The Federal Court has ordered a record $26.5 million penalty against an education business for "unconscionable conduct" against Australian consumers.
Cornerstone Investments Aust Pty Ltd, trading as Empower Institute, was also ordered to repay more than $56 million to the federal government after it received grants under misleading circumstances.
Empower, which ran adult education courses subsidised by the government's VET FEE-HELP program, enrolled vulnerable students from remote regions, indigenous communities and low socio-economic areas.
The court heard many of these customers were enrolled after false or misleading claims from the college, using recruiters that were not trained, and sometimes luring people in with promises of free Google Chromebook computers.
"Between June 2014 and December 2014, Empower enrolled more than 4,000 students, often using these appalling tactics," ACCC chair Rod Sims said.
The court stated Empower's behaviour as having "callous indifference" to consumers, many of who ended up with massive VET-FEE HELP debts that they could never repay.
"Empower misled many vulnerable and disadvantaged consumers who had poor English language literacy or numeracy skills, and others who could not even use a computer and did not have access to the internet," said Sims.
"It should have been clear that these consumers were not likely to complete Empower’s courses, but would still be saddled with significant lifetime student debt."
Commonwealth cancels Empower student debts
Unfortunately, the massive penalty and the money owed back to the Commonwealth is unlikely ever to be seen, as Empower stopped operating in April 2017 and entered liquidation.
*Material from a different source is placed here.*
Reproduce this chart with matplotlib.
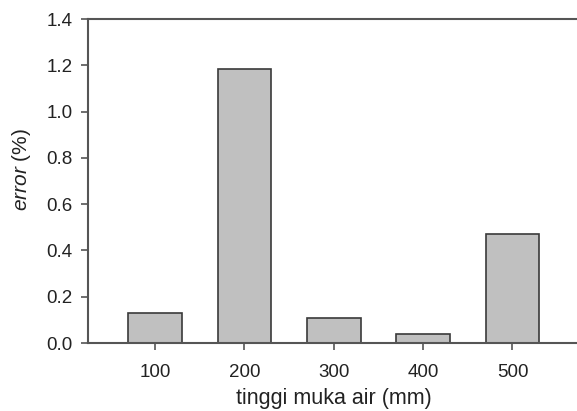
import matplotlib
matplotlib.use("Agg")
import matplotlib.pyplot as plt

# data
heights = ["100", "200", "300", "400", "500"]
error_pct = [0.131, 1.184, 0.108, 0.039, 0.470]
y_ticks = [0.0, 0.2, 0.4, 0.6, 0.8, 1.0, 1.2, 1.4]

plt.rcParams["font.family"] = ["Liberation Sans", "DejaVu Sans"]
plt.rcParams["mathtext.fontset"] = "custom"
plt.rcParams["mathtext.it"] = "Liberation Sans:italic"
plt.rcParams["mathtext.rm"] = "Liberation Sans"

W, H = 577, 411
fig = plt.figure(figsize=(W / 100, H / 100), dpi=100)
ax = fig.add_axes([88 / W, 68 / H, 491.5 / W, 324 / H])

x = list(range(len(heights)))
ax.bar(x, error_pct, width=0.6, color="#c0c0c0", edgecolor="#3a3a3a", linewidth=1.2)

ax.set_xlim(-0.75, len(heights) - 0.25)
ax.set_ylim(0, 1.4)
ax.set_xticks(x)
ax.set_xticklabels(heights)
ax.set_yticks(y_ticks)
ax.set_yticklabels(["%0.1f" % v for v in y_ticks])

for side in ["left", "top", "bottom"]:
    ax.spines[side].set_color("#555555")
    ax.spines[side].set_linewidth(1.5)
ax.spines["right"].set_visible(False)

ax.tick_params(axis="both", direction="out", length=5, width=1.2, color="#555555",
               labelsize=13.5, labelcolor="#222222")
ax.tick_params(axis="y", pad=6)
ax.tick_params(axis="x", pad=10)

ax.set_xlabel("tinggi muka air (mm)", fontsize=15.5, color="#222222", va="top")
ax.xaxis.set_label_coords(0.5, -0.14)
ax.set_ylabel(r"$\mathit{error}$ (%)", fontsize=15, color="#222222")
ax.yaxis.set_label_coords(-0.112, 0.537)

fig.savefig("out.png", dpi=100)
In light of this, the federal government has cancelled the student debts of more than 6,000 people who enrolled with Empower.
"The ACCC welcomes the Commonwealth’s decision to cancel these student debts. It is important that victims are not saddled with a debt burden because they signed up to these courses as a result of Empower’s egregious conduct," Sims said.
The $26.5 million fine sets a new record for penalties imposed for violations of the Australian Consumer Law.
"We welcome the record-breaking Australian Consumer Law penalties of $26.5 million imposed by the court, which reflect the seriousness of the conduct,” Sims said.